## WORK TO COMPLETE
Look for the string "chart" in the lines and copy each line that has it.

• • •

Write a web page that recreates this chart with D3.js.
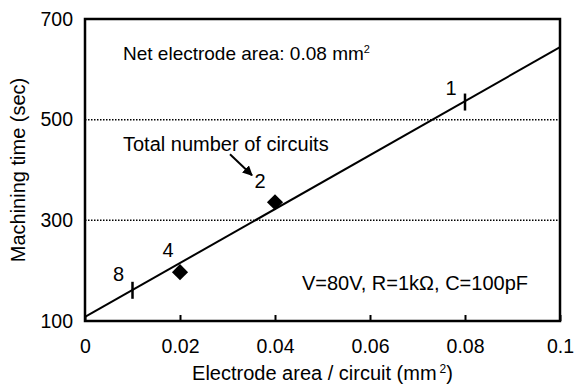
<!DOCTYPE html>
<html>
<head>
<meta charset="utf-8">
<script src="https://cdn.jsdelivr.net/npm/d3@7"></script>
<style>
  body { margin: 0; background: #fff; }
  svg text { font-family: "Liberation Sans", Arial, sans-serif; fill: #000; }
</style>
</head>
<body>
<div id="chart"></div>
<script>
// values
var xTicks = [0, 0.02, 0.04, 0.06, 0.08, 0.1];
var yTicks = [100, 300, 500, 700];
var gridY = [300, 500];

// fitted line
var fitX = [0, 0.1];
var fitY = [108, 644];

// measured points (diamonds) and line marks (bars)
var diamondX = [0.02, 0.04];
var diamondY = [197, 336];
var barX = [0.01, 0.08];
var barY = [162, 536];

// total number of circuits for each point
var circuitX = [0.01, 0.02, 0.04, 0.08];
var circuitY = [162, 197, 336, 536];
var circuitLabels = ["8", "4", "2", "1"];

var margin = { top: 19, right: 17, bottom: 64, left: 85 },
    width = 577 - margin.left - margin.right,
    height = 385 - margin.top - margin.bottom;

var svg = d3.select("#chart")
  .append("svg")
  .attr("width", 577)
  .attr("height", 385)
  .append("g")
  .attr("transform", "translate(" + margin.left + "," + margin.top + ")");

var x = d3.scaleLinear().domain([0, 0.1]).range([0, width]);
var y = d3.scaleLinear().domain([100, 700]).range([height, 0]);

var fontSize = 20;
var tickFont = 19.5;

// dotted grid lines
svg.selectAll(".grid")
  .data(gridY)
  .enter()
  .append("line")
  .attr("class", "grid")
  .attr("x1", 0)
  .attr("x2", width)
  .attr("y1", function(d) { return y(d); })
  .attr("y2", function(d) { return y(d); })
  .attr("stroke", "#000")
  .attr("stroke-width", 1.5)
  .attr("stroke-dasharray", "1.5,1.5");

// x axis: inner ticks, labels below
var xAxis = svg.append("g")
  .attr("transform", "translate(0," + height + ")")
  .call(d3.axisBottom(x).tickValues(xTicks).tickSize(-6).tickPadding(18)
    .tickFormat(function(d) { return String(+d.toFixed(2)); }));
xAxis.select(".domain").remove();
xAxis.selectAll("line").attr("stroke-width", 2);
xAxis.selectAll("text").attr("font-size", tickFont).attr("font-family", null);

var yAxis = svg.append("g")
  .call(d3.axisLeft(y).tickValues(yTicks).tickSize(0).tickPadding(12));
yAxis.select(".domain").remove();
yAxis.selectAll("text").attr("font-size", tickFont).attr("font-family", null);

// frame
svg.append("rect")
  .attr("x", 0)
  .attr("y", 0)
  .attr("width", width)
  .attr("height", height)
  .attr("fill", "none")
  .attr("stroke", "#000")
  .attr("stroke-width", 2.5);

// fitted line
var line = d3.line()
  .x(function(d) { return x(d[0]); })
  .y(function(d) { return y(d[1]); });

svg.append("path")
  .datum(d3.zip(fitX, fitY))
  .attr("d", line)
  .attr("fill", "none")
  .attr("stroke", "#000")
  .attr("stroke-width", 2);

// bars on the line
svg.selectAll(".bar-mark")
  .data(d3.zip(barX, barY))
  .enter()
  .append("line")
  .attr("class", "bar-mark")
  .attr("x1", function(d) { return x(d[0]); })
  .attr("x2", function(d) { return x(d[0]); })
  .attr("y1", function(d) { return y(d[1]) - 8; })
  .attr("y2", function(d) { return y(d[1]) + 9; })
  .attr("stroke", "#000")
  .attr("stroke-width", 2.5);

// diamonds
svg.selectAll(".diamond")
  .data(d3.zip(diamondX, diamondY))
  .enter()
  .append("path")
  .attr("class", "diamond")
  .attr("d", d3.symbol().type(d3.symbolSquare).size(130))
  .attr("transform", function(d) {
    return "translate(" + x(d[0]) + "," + y(d[1]) + ") rotate(45)";
  })
  .attr("fill", "#000");

// circuit count labels
var labelOffset = [[-14, -9], [-12, -15], [-15, -14], [-14, -7]];
svg.selectAll(".count")
  .data(circuitLabels)
  .enter()
  .append("text")
  .attr("class", "count")
  .attr("x", function(d, i) { return x(circuitX[i]) + labelOffset[i][0]; })
  .attr("y", function(d, i) { return y(circuitY[i]) + labelOffset[i][1]; })
  .attr("text-anchor", "middle")
  .attr("font-size", fontSize)
  .text(function(d) { return d; });

// arrow pointing at "2"
svg.append("defs").append("marker")
  .attr("id", "head")
  .attr("viewBox", "0 0 10 10")
  .attr("refX", 9)
  .attr("refY", 5)
  .attr("markerWidth", 5)
  .attr("markerHeight", 5)
  .attr("orient", "auto")
  .append("path")
  .attr("d", "M0,0L10,5L0,10z")
  .attr("fill", "#000");

var px = x(diamondX[1]), py = y(diamondY[1]);
svg.append("line")
  .attr("x1", px - 45)
  .attr("y1", py - 48)
  .attr("x2", px - 23)
  .attr("y2", py - 27)
  .attr("stroke", "#000")
  .attr("stroke-width", 2)
  .attr("marker-end", "url(#head)");

// annotations
svg.append("text")
  .attr("x", 38)
  .attr("y", 132)
  .attr("font-size", fontSize)
  .text("Total number of circuits");

var net = svg.append("text")
  .attr("x", 38)
  .attr("y", 41)
  .attr("font-size", 19)
  .text("Net electrode area: 0.08 mm");
net.append("tspan")
  .attr("font-size", 11)
  .attr("dy", -7)
  .text("2");

svg.append("text")
  .attr("x", 443)
  .attr("y", 271)
  .attr("text-anchor", "end")
  .attr("font-size", fontSize)
  .text("V=80V, R=1kΩ, C=100pF");

// axis titles
var xt = svg.append("text")
  .attr("x", width / 2)
  .attr("y", height + 59)
  .attr("text-anchor", "middle")
  .attr("font-size", fontSize)
  .text("Electrode area / circuit (mm");
xt.append("tspan").attr("font-size", 12).attr("dx", 3).attr("dy", -7).text("2");
xt.append("tspan").attr("dy", 7).text(")");

svg.append("text")
  .attr("transform", "translate(-60," + height / 2 + ") rotate(-90)")
  .attr("text-anchor", "middle")
  .attr("font-size", fontSize)
  .text("Machining time (sec)");
</script>
</body>
</html>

• • •

## WRITTEN SOLUTION
Write a web page that recreates this chart with D3.js.
<div id="chart"></div>
var svg = d3.select("#chart")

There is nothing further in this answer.